When the Enola Gay controversy broke loose following publication of "War Stories at Air and Space" in the April 1994 issue of Air Force Magazine, Dr. Harwit gave conflicting signals with his statements. Publicly, he insisted that the exhibition plan was sound and that the criticism was misleading and unfair. The curators did not need prodding to make whatever modifications were indicated. In an internal memo to the museum staff in April 1994, however, Dr. Harwit acknowledged that "we do have a lack of balance" and that "much of the criticism that has been levied against us is understandable." In August, he told an Air Force historian that the curators had "failed to follow through" and that promised modifications "had fallen through the cracks." Even so, Dr. Harwit resumed his complaints about the Air Force Association in the August-September issue of Air & Space Magazine.

Dr. Harwit's public statements had been less frequent since September 1994, when Mr. Heyman became secretary of the Smithsonian and imposed tighter controls on statements and actions by the Air and Space Museum staff.

Rep. Sam Johnson (R-Tex.), a member of the Smithsonian's Board of Regents, said that Dr.

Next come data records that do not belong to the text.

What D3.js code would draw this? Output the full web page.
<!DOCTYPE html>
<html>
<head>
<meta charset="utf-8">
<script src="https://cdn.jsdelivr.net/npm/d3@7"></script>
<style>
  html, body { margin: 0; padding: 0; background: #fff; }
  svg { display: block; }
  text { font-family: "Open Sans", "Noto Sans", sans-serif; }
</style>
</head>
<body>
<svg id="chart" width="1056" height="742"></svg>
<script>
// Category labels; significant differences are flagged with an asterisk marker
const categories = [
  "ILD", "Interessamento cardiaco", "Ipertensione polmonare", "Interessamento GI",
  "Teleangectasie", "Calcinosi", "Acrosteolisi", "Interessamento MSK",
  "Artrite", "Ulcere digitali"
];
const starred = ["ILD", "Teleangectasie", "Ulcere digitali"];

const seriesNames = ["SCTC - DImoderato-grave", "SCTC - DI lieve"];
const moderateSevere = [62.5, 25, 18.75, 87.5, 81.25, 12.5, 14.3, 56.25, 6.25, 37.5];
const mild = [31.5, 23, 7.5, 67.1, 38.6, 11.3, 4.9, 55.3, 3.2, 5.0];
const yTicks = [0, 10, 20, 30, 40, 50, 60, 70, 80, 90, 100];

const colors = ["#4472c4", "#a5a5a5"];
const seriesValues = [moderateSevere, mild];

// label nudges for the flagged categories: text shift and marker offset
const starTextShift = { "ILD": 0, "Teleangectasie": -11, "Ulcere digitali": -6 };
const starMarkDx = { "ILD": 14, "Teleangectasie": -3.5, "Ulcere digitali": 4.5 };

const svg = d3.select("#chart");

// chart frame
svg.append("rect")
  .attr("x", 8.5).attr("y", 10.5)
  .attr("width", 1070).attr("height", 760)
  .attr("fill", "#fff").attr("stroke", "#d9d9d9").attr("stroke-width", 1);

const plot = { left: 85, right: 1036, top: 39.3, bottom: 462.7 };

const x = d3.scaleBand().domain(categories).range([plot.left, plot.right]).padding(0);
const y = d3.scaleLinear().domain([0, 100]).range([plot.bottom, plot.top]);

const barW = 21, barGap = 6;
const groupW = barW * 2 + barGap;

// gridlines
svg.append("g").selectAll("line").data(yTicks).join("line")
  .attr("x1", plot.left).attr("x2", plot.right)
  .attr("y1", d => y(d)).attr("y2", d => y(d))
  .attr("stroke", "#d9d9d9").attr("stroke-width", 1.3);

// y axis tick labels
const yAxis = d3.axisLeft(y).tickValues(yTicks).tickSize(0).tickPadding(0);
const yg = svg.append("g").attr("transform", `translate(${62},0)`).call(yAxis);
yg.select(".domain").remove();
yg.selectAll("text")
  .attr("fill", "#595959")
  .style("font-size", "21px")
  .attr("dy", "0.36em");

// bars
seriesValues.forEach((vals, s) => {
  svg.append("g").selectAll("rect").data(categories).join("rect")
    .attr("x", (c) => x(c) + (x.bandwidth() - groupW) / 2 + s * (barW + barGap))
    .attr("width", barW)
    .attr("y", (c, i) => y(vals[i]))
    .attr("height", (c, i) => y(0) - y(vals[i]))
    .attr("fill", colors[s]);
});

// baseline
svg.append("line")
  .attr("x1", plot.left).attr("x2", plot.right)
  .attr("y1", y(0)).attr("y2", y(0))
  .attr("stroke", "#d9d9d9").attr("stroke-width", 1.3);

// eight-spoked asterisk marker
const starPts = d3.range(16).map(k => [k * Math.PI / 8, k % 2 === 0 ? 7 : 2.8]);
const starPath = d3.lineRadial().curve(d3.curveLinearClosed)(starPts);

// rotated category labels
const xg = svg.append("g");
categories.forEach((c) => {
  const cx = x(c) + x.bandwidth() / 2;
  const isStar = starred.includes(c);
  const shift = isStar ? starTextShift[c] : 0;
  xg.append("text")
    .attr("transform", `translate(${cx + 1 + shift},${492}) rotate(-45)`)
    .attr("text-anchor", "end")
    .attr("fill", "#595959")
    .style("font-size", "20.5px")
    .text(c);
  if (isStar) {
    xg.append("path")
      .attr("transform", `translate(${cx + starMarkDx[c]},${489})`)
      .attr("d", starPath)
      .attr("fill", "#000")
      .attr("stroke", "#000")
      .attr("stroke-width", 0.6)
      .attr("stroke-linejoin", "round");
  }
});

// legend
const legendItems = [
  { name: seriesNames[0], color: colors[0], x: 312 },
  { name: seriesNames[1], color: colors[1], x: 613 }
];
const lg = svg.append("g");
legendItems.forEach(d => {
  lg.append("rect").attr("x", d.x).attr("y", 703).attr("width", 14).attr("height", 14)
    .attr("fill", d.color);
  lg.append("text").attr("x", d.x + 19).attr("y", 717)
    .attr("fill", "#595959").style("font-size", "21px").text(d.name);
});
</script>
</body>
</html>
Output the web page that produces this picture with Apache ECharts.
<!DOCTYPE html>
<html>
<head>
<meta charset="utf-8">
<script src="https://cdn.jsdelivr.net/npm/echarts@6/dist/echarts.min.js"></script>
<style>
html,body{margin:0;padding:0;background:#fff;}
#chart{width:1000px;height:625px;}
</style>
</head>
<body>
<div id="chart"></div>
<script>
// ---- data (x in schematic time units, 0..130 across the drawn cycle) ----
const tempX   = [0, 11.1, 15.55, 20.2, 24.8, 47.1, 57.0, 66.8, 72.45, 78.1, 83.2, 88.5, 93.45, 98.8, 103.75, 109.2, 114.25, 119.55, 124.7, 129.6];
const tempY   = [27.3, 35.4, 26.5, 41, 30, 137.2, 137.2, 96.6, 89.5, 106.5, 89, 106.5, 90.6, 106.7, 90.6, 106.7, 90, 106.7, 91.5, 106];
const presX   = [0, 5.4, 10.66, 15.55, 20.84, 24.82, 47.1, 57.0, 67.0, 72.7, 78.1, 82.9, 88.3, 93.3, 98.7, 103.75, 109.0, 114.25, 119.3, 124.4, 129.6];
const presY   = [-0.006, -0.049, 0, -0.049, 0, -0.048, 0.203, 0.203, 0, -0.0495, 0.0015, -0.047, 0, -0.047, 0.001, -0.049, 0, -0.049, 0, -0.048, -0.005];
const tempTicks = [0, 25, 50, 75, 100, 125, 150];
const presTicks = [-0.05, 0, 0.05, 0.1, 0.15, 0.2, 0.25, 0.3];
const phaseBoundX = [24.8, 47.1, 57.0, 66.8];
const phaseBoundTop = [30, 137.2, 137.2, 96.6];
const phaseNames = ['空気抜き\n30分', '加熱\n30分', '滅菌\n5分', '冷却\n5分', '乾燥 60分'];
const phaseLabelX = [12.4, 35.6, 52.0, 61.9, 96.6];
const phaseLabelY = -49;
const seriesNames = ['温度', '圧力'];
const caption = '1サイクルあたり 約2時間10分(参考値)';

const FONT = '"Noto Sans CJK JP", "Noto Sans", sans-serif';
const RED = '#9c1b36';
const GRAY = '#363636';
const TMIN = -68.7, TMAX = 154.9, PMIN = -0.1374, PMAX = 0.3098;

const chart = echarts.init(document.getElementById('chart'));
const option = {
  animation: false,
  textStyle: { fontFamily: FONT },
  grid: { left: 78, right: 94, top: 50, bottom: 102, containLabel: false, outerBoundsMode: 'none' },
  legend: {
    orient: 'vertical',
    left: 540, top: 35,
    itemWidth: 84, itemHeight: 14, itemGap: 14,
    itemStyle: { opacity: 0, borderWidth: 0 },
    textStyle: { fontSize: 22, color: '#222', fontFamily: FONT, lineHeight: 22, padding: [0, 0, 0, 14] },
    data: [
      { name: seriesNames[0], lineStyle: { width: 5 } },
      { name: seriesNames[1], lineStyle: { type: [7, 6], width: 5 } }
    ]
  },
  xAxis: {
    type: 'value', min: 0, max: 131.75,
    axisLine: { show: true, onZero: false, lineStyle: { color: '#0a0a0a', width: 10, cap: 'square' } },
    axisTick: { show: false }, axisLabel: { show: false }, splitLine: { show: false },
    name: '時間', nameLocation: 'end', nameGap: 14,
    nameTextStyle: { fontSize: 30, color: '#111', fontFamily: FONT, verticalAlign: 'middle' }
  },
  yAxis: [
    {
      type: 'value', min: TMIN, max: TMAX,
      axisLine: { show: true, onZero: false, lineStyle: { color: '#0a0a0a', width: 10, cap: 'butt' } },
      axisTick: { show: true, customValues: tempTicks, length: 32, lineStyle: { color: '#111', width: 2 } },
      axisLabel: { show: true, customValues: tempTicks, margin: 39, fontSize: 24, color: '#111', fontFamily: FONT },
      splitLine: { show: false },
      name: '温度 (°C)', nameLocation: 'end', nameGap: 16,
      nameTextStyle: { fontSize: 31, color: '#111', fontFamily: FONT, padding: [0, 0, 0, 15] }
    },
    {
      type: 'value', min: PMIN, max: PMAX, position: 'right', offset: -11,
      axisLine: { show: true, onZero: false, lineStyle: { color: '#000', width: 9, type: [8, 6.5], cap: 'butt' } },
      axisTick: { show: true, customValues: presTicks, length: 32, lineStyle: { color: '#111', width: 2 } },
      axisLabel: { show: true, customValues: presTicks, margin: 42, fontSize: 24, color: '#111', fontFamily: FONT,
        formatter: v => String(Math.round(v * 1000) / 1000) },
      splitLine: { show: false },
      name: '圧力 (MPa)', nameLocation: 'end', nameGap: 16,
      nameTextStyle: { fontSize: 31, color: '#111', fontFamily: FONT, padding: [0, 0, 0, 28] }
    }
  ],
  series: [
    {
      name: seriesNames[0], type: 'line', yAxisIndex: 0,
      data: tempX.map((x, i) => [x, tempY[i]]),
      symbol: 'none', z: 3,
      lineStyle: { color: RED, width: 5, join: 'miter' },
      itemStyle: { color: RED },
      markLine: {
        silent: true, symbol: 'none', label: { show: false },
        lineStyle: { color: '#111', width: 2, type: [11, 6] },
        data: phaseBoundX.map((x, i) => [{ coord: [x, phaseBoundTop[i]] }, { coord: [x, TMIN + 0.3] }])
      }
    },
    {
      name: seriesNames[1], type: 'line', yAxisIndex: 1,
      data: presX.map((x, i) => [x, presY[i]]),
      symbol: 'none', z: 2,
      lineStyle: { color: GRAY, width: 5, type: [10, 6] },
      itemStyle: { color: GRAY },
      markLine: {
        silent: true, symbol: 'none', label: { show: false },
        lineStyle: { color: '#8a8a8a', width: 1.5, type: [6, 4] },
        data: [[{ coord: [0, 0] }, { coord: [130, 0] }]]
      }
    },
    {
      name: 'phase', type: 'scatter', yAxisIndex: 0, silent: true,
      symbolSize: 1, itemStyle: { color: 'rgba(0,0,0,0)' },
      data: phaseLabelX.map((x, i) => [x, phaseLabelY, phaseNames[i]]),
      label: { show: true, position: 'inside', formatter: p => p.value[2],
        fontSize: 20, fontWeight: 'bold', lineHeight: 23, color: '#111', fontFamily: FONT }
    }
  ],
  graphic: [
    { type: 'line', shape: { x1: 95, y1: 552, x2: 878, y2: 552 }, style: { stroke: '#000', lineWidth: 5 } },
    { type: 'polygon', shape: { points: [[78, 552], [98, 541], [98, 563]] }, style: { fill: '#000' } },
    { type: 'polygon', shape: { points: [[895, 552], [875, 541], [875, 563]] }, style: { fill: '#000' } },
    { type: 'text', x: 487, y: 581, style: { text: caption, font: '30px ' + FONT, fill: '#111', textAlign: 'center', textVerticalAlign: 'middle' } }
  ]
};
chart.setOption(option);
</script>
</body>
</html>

Harwit's resignation "is the first in a long line of management changes that I expect to see at the institution."

In other developments related to the Enola Gay controversy:

* The American University in Washington, D.C., plans to display, in cooperation with the city of Hiroshima, the "ground zero" artifacts from Japan originally designated for the exhibition at the Air and Space Museum. The university particularly wants to show a schoolgirl's lunch box with remains of peas and rice reduced to carbon by the atomic bomb. The organizer, Prof. Peter Kuznick, was among those who signed a "historical cleansing" protest letter in November.

* On April 24, Mayor Hitoshi Motoshima of Nagasaki -- who had declared the use of atomic bombs against Japan to have been a war crime on a par with Germany's program of genocide against the Jews -- was defeated in his bid for reelection by a vote of 106,000 to 61,000.

* At a symposium at the University of Michigan April 19, Dr. Tom D. Crouch, head of the Air and Space Museum's aeronautics department, defended the original Enola Gay exhibit concept and depicted the problem as a clash between scholarly truth and commemorative myth. "We behaved," he said, "as if there were only one question to be answered: 'Is this script an honest, accurate telling of the story?' We didn't pause to ask a second question: 'Are there factors at work here that might make an honest and accurate account o the events in question unacceptable to museum stakeholders or to the public?'"

* The academicians who held a press conference last November to denounce the Smithsonian for yielding to demands for "historical cleansing" have now organized themselves as the "Historians' Committee for Open Debate on Hiroshima" and are promoting a "National Teach-In on Hiroshima" at colleges and universities across the United States. The committee said in April that teach-ins had been scheduled at Massachusetts Institute of Technology, Towson State University near Baltimore, three campuses of the University of California (Irvine, Los Angeles, and Berkeley), Northwestern University, Central Washington University, City College of New York, Southwest State University in Marshall, Minn., and The American University.

* Prior to his resignation, Dr. Harwit reinstated Frank Rabbitt, a volunteer docent he had dismissed in June 1994 for talking to the press about the Enola Gay program and "undermining the exhibition." Dr. Harwit has been held up to ridicule for "firing" a volunteer who disagreed with him; adding to the awkwardness of the situation, some of Mr. Rabbitt's fellow docents took to wearing "Free Frank Rabbitt" signs as they conducted tours at the museum's Garber facility in Suitland, Md.

* In early May, the Air and Space Museum announced a "Flight Time Barble" exhibit. A spokesman explained that this display -- featuring aviation-and space-related Barbie dolls provided by Mattel, Inc. -- is not a major exhibit and is intended as a light and temporary gap-filler while a regular museum gallery is closed during preparation of an upcoming exhibit. Museum officials said they hoped the Barbie display would "delight children."